Russian writes dates out in a specific grammatical pattern that trips up learners: the day is an ordinal, the month is genitive, and the year is an ordinal genitive ending in года. This tool produces the exact spoken and written form from any date you pick.
How it works
A date such as 04.06.2026 is built from three pieces:
- Day — neuter nominative ordinal: 4 becomes
четвёртое(agreeing with число). - Month — genitive case: June becomes
июня(“of June”). - Year — ordinal genitive: 2026 becomes
две тысячи двадцать шестого года.
Only the final magnitude of the year takes the ordinal genitive ending
(шестого); the parts before it stay as cardinals (две тысячи двадцать).
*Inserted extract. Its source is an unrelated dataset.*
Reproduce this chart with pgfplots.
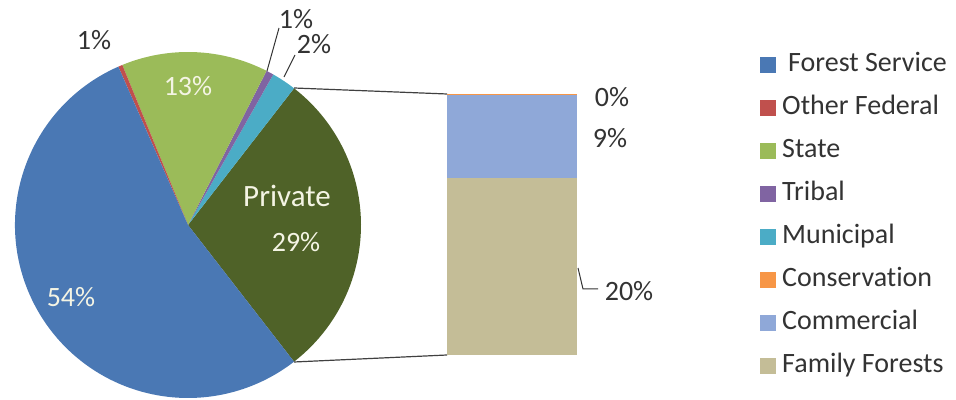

When
the year is a round thousand the whole thing collapses, e.g. 2000 becomes
двухтысячного года.
Example
04.06.2026 -> четвёртое июня две тысячи двадцать шестого года
01.01.2000 -> первое января двухтысячного года
31.12.1999 -> тридцать первое декабря тысяча девятьсот девяносто девятого года
Notes
The genitive year form is what you say when reading a date aloud or signing a document (“today is the fourth of June of the two-thousand-twenty-sixth year”). Use the Copy button to drop the phrase straight into contracts or certificates, where dates are routinely spelled out in full to prevent alteration.